Color picking for the web
05 Jul 2023Recently, I was in the market for a new color scheme, which means I had to think about things like branding, how colors work together, and, most importantly, how the colors work well together on the web, on a website.
I’m starting to think I’m not very good with colors. I feel like I understand the theory, and maybe I understand colors in the context of, say, painting, or a specific mark (see: the handful of logos I’ve designed). But picking out a color scheme that works well as part of a website isn’t the same as picking colors the vibe well together, there’s so many other factors to consider!
Anyway, this isn’t a philosophical blog post, this is mostly a list of links. Here are some things I’ve used.
- Coolers: I think this site is so good for picking a range of colors that work well together. I like how you can go up or down a shade in a given range, too, when trying to select the right amount of contrast between colors. I’ve found this useful for when I need a full-ish rainbow (like 5 different colors) and I want them all to place nice with each other.
- Happy Hues: This is my newest discovery, really aligned with the problem I expressed above. It’s a couple dozen really nice palettes that you can toggle through and see how they work on a real website, not just in theory.
- Random a11y: I love some of these color combos and how you can keep generating them, and that they’re guaranteed to be accessibility-compliant. This is such a good way to get a duo-tone set together. I like lighter backgrounds though, so I wish there were some more pastel or nuanced-pale-color tones to work with.
- mycolor.space: I like that this works with a predetermined color (if you choose) and gives you a big range of ways to work with that color and its complementing colors.
- paletton: I used to use this one a lot to pull together complementary colors in a duo or triad or tetrad combination, it’s like a super-sized colorpicker.

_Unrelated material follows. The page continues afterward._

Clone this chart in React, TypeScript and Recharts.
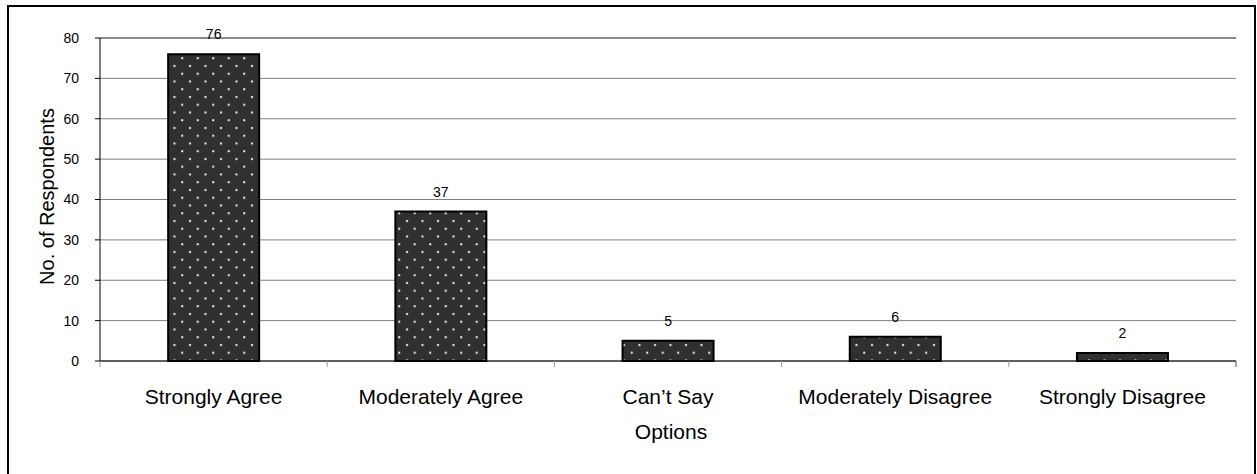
import React from 'react';
import { BarChart, Bar, XAxis, YAxis, CartesianGrid, LabelList, ReferenceLine } from 'recharts';

// Survey responses per option
const categories = ['Strongly Agree', 'Moderately Agree', 'Can\u2019t Say', 'Moderately Disagree', 'Strongly Disagree'];
const respondents = [76, 37, 5, 6, 2];
const yTicks = [0, 10, 20, 30, 40, 50, 60, 70, 80];

const data = categories.map((option, i) => ({ option, count: respondents[i] }));

const FONT = '"Liberation Sans", Arial, Helvetica, sans-serif';

// Category label plus the short separators that sit on the band boundaries
function CategoryTick(props: any) {
  const { x, y, payload, index } = props;
  const half = payload && typeof payload.offset === 'number' ? payload.offset : 0;
  const axisY = y - 28;
  const last = index === categories.length - 1;
  return (
    <g>
      <line x1={x - half} x2={x - half} y1={axisY} y2={axisY + 6} stroke="#999" strokeWidth={1} />
      {last && <line x1={x + half} x2={x + half} y1={axisY} y2={axisY + 6} stroke="#555" strokeWidth={1} />}
      <text x={x} y={y} dy="0.71em" textAnchor="middle" fontSize={21} fill="#000" fontFamily={FONT}>
        {payload.value}
      </text>
    </g>
  );
}

function YTitle({ viewBox }: any) {
  const cx = viewBox.x + 14;
  const cy = viewBox.y + viewBox.height / 2 - 3;
  return (
    <text x={cx} y={cy} transform={`rotate(-90 ${cx} ${cy})`} textAnchor="middle" fontSize={20} fill="#000" fontFamily={FONT}>
      No. of Respondents
    </text>
  );
}

function XTitle({ viewBox }: any) {
  const cx = viewBox.x + viewBox.width / 2 + 3;
  const cy = viewBox.y + 78;
  return (
    <text x={cx} y={cy} textAnchor="middle" fontSize={21} fill="#000" fontFamily={FONT}>
      Options
    </text>
  );
}

export default function App() {
  return (
    <div
      style={{
        position: 'absolute',
        left: 0,
        top: 0,
        width: 1257,
        height: 474,
        overflow: 'hidden',
        background: '#fff',
        fontFamily: FONT,
      }}
    >
      <div
        style={{
          position: 'absolute',
          left: 7,
          top: 5,
          width: 1249,
          height: 500,
          boxSizing: 'border-box',
          border: '2px solid #000',
        }}
      />
      <div style={{ position: 'absolute', left: 0, top: 0 }}>
        <BarChart
          width={1257}
          height={474}
          data={data}
          margin={{ top: 38, right: 21, bottom: 10, left: 40 }}
          barCategoryGap="30%"
        >
          <defs>
            <pattern id="dots" patternUnits="userSpaceOnUse" width={15.5} height={15.5}>
              <rect x={0} y={0} width={15.5} height={15.5} fill="#303030" />
              <rect x={3} y={3} width={2} height={2} fill="#f2f2f2" />
              <rect x={10.75} y={10.75} width={2} height={2} fill="#f2f2f2" />
            </pattern>
          </defs>
          <CartesianGrid vertical={false} stroke="#808080" />
          <ReferenceLine y={80} stroke="#555" />
          <XAxis
            dataKey="option"
            height={103}
            axisLine={{ stroke: '#000', strokeWidth: 1 }}
            tickLine={false}
            tickSize={6}
            tickMargin={22}
            interval={0}
            tick={<CategoryTick />}
            label={{ content: <XTitle /> }}
          />
          <YAxis
            domain={[0, 80]}
            ticks={yTicks}
            width={60}
            axisLine={{ stroke: '#000', strokeWidth: 1 }}
            tickLine={{ stroke: '#000' }}
            tickSize={5}
            tickMargin={16}
            tick={{ fontSize: 14, fill: '#000' }}
            label={{ content: <YTitle /> }}
          />
          <YAxis
            yAxisId="frame"
            orientation="right"
            domain={[0, 80]}
            width={0}
            tick={false}
            tickLine={false}
            axisLine={{ stroke: '#555', strokeWidth: 1 }}
          />
          <Bar dataKey="count" fill="url(#dots)" stroke="#000" strokeWidth={2} isAnimationActive={false}>
            <LabelList dataKey="count" position="top" offset={15} fontSize={14} fill="#000" />
          </Bar>
        </BarChart>
      </div>
    </div>
  );
}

- encycolorpedia: This is one I used to use religiously, or it’s close enough to the same concept. I like using this to analyze one color in particular, basically to check if the vibes are right for its intended purpose. There are a few similar sites like this, e.g. color-hex.com and hexcolorpedia.
Oh, and one more bonus! For my last few projects, I’ve worked with Tailwind and they have a nice, flexible palette with ranges to choose from, so that makes things easy.